[Goal] Begin with the first line of the material and write out each line exactly, ending with the line that contains "const colors = ['#009FE3','#BE0069','#43175F'];". Pictures are not part of the copy.

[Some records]
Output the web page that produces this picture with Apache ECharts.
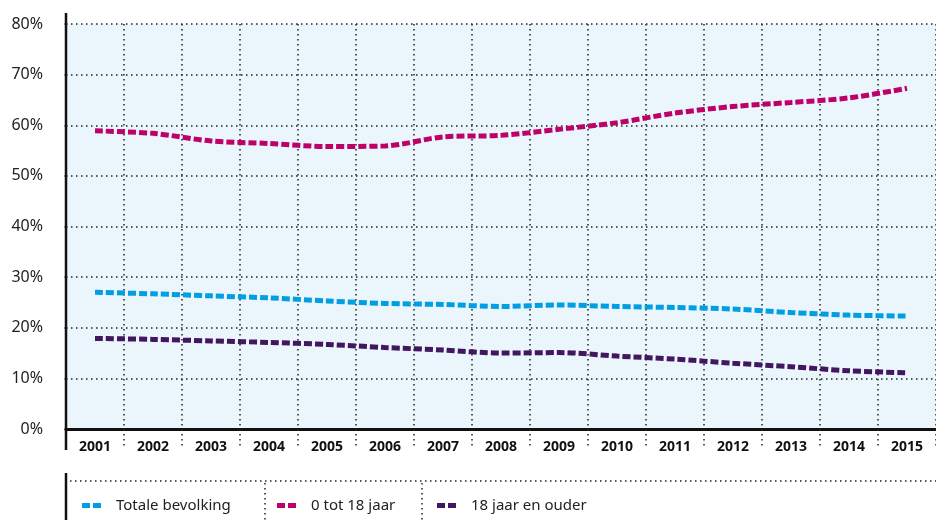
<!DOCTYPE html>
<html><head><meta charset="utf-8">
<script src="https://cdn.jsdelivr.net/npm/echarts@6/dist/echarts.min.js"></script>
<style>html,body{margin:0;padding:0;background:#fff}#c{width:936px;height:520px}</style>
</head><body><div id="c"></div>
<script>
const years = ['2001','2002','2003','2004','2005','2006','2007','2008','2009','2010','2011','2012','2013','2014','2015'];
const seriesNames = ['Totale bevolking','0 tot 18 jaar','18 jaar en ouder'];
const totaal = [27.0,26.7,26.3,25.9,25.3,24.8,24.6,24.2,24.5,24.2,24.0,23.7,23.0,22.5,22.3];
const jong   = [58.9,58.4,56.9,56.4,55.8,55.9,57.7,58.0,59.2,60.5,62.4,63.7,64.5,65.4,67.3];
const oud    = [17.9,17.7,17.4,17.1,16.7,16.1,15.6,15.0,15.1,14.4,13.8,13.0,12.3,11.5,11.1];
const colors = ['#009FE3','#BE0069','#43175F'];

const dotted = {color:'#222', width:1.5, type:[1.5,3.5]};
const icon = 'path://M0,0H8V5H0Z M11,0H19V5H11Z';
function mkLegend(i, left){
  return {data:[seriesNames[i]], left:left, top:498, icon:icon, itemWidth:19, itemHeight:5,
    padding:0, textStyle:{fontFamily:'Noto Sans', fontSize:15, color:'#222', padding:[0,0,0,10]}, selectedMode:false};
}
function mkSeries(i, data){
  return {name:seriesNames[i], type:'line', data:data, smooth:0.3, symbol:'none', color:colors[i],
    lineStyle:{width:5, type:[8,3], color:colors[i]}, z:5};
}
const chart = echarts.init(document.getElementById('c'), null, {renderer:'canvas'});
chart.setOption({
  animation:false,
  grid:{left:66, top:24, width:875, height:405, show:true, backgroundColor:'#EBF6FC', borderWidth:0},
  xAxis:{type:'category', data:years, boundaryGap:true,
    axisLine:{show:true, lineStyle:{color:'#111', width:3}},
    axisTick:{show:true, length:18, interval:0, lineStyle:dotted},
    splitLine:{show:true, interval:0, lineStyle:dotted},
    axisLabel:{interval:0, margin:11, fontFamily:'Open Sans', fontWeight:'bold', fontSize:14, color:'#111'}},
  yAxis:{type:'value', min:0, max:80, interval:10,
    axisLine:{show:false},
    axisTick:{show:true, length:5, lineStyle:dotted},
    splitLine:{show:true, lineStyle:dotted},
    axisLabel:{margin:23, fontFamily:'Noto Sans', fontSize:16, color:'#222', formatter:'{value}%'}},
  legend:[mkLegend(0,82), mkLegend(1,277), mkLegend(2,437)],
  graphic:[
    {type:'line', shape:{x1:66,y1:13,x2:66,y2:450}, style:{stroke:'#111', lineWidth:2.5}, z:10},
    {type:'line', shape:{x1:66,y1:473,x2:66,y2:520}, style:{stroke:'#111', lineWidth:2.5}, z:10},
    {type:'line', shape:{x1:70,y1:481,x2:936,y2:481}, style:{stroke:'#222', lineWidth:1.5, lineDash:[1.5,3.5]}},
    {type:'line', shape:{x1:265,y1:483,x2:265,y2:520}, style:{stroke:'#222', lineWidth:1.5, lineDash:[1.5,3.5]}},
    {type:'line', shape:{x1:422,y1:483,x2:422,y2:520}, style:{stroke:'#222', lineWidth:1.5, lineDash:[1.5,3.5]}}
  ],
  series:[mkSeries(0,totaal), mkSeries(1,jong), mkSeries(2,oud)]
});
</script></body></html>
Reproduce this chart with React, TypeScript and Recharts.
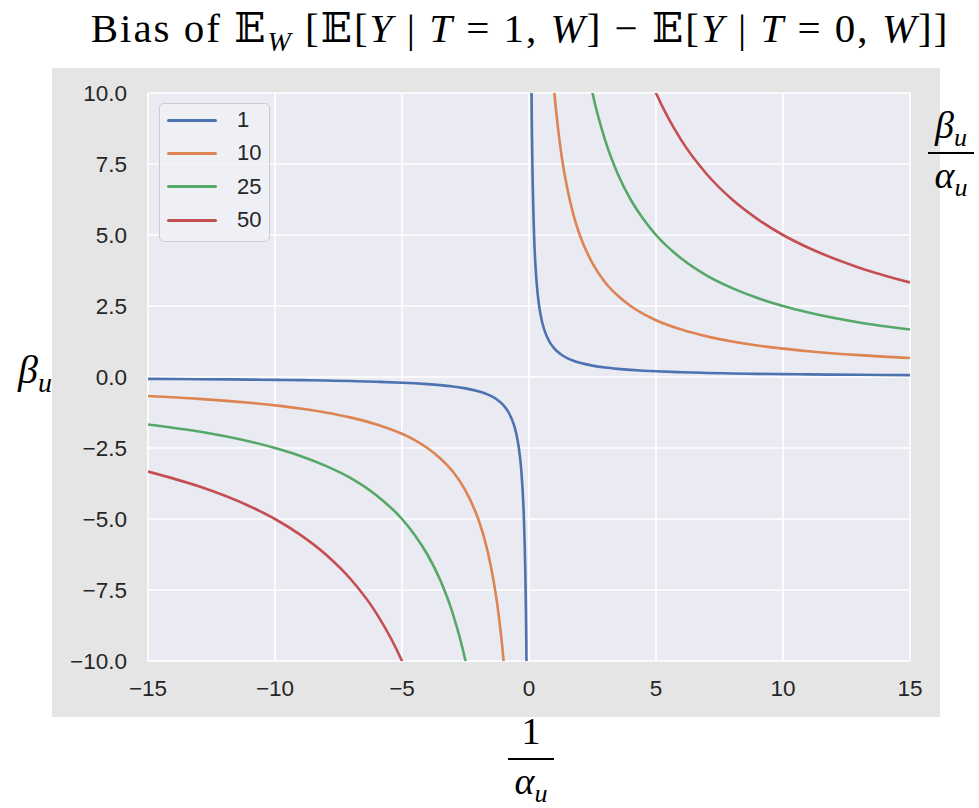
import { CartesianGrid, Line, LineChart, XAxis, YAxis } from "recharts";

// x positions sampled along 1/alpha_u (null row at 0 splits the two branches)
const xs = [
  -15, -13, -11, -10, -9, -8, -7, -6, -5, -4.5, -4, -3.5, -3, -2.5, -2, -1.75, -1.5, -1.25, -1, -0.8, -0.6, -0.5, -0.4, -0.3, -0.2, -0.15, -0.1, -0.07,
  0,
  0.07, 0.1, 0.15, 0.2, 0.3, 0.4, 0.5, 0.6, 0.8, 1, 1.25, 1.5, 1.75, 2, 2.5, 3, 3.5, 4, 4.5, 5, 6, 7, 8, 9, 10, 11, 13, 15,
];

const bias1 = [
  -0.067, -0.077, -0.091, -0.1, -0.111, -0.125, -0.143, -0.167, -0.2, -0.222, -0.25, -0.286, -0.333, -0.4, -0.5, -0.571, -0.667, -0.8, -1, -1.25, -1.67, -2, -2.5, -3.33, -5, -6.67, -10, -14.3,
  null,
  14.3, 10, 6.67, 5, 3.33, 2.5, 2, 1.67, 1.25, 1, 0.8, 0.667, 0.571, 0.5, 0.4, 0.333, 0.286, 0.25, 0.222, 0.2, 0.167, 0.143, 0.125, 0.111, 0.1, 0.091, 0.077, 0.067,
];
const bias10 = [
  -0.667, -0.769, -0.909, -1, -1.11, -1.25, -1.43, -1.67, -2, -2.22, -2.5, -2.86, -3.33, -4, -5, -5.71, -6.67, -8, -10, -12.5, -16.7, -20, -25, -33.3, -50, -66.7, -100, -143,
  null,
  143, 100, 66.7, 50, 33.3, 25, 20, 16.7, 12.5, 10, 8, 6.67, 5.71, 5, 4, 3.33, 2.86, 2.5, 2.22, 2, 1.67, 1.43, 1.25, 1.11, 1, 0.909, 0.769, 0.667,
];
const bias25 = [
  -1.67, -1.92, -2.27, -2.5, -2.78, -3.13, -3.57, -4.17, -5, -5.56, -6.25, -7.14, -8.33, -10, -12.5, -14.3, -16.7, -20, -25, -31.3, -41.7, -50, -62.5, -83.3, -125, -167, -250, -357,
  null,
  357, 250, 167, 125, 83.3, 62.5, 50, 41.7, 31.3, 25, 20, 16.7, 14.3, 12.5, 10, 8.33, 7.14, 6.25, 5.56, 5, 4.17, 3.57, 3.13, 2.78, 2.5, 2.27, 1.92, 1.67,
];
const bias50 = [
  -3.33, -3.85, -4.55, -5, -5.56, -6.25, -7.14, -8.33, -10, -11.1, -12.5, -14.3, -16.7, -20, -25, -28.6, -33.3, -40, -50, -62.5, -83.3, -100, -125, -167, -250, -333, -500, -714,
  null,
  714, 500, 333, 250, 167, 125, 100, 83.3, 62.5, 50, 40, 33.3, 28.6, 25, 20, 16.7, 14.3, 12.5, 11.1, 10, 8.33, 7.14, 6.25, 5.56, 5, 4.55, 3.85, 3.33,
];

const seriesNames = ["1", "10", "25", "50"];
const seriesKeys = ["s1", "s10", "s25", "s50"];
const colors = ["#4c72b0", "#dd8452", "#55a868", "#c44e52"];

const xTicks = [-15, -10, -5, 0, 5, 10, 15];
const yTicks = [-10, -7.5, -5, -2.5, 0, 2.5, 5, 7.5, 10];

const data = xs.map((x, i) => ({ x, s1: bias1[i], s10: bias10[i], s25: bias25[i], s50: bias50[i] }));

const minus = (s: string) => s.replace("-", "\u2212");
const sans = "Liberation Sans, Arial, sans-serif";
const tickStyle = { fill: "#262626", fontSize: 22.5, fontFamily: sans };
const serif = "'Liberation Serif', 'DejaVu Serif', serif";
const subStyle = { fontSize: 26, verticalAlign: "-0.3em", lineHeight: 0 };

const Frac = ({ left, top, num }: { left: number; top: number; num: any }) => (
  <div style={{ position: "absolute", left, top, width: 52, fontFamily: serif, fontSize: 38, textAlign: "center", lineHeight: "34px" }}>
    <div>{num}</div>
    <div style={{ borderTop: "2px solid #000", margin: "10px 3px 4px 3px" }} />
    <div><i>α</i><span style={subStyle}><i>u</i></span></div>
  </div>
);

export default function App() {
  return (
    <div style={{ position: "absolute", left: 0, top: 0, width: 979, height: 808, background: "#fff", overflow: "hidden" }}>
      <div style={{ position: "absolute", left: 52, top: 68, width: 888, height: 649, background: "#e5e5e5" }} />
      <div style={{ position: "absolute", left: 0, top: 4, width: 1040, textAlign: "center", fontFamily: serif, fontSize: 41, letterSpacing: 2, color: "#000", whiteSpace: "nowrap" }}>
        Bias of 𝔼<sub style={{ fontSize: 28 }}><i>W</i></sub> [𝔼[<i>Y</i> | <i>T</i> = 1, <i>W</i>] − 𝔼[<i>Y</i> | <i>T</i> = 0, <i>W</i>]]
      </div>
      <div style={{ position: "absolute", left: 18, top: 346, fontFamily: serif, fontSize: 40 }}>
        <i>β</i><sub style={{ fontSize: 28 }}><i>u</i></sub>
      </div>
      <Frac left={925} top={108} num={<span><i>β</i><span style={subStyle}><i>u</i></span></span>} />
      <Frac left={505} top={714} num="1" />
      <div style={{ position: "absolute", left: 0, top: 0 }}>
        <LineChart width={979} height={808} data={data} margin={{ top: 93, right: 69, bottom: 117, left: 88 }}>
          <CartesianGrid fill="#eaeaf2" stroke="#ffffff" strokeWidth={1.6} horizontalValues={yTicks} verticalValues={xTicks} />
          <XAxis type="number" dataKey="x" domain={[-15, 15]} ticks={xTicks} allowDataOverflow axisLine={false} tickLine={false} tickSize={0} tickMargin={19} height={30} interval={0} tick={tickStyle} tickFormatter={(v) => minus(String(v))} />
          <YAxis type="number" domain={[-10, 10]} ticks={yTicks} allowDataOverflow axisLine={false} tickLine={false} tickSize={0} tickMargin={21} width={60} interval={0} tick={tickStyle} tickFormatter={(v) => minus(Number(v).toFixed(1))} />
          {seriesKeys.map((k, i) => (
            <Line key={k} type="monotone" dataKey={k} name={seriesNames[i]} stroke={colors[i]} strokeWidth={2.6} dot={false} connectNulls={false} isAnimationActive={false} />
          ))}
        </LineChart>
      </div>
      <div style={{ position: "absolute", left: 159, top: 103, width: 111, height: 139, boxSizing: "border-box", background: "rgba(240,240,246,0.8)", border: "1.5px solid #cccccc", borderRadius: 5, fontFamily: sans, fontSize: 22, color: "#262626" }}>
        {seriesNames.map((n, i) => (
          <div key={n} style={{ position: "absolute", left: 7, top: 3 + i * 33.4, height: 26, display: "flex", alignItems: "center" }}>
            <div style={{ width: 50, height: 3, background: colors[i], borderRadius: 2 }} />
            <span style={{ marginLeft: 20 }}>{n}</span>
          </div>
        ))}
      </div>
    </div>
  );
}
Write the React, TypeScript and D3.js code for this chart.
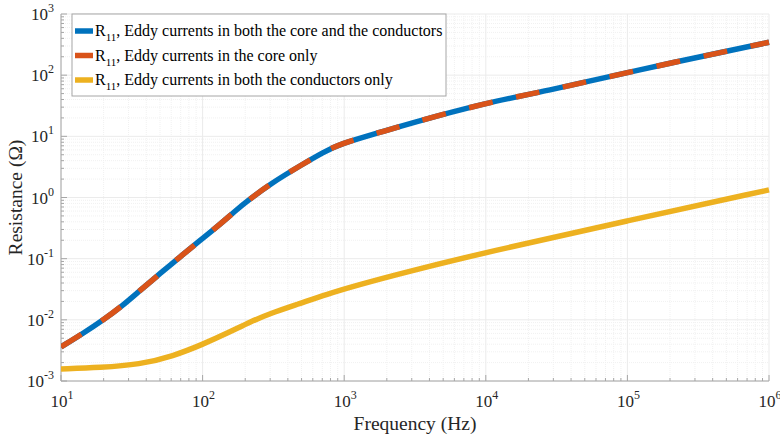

[Task answer]
Output the web page that produces this picture with Apache ECharts.
<!DOCTYPE html>
<html><head><meta charset="utf-8">
<script src="https://cdn.jsdelivr.net/npm/echarts@6/dist/echarts.min.js"></script>
<style>html,body{margin:0;padding:0;background:#fff}#c{width:936px;height:520px}</style>
</head><body><div id="c"></div>
<script>
const years = ['2001','2002','2003','2004','2005','2006','2007','2008','2009','2010','2011','2012','2013','2014','2015'];
const seriesNames = ['Totale bevolking','0 tot 18 jaar','18 jaar en ouder'];
const totaal = [27.0,26.7,26.3,25.9,25.3,24.8,24.6,24.2,24.5,24.2,24.0,23.7,23.0,22.5,22.3];
const jong   = [58.9,58.4,56.9,56.4,55.8,55.9,57.7,58.0,59.2,60.5,62.4,63.7,64.5,65.4,67.3];
const oud    = [17.9,17.7,17.4,17.1,16.7,16.1,15.6,15.0,15.1,14.4,13.8,13.0,12.3,11.5,11.1];
const colors = ['#009FE3','#BE0069','#43175F'];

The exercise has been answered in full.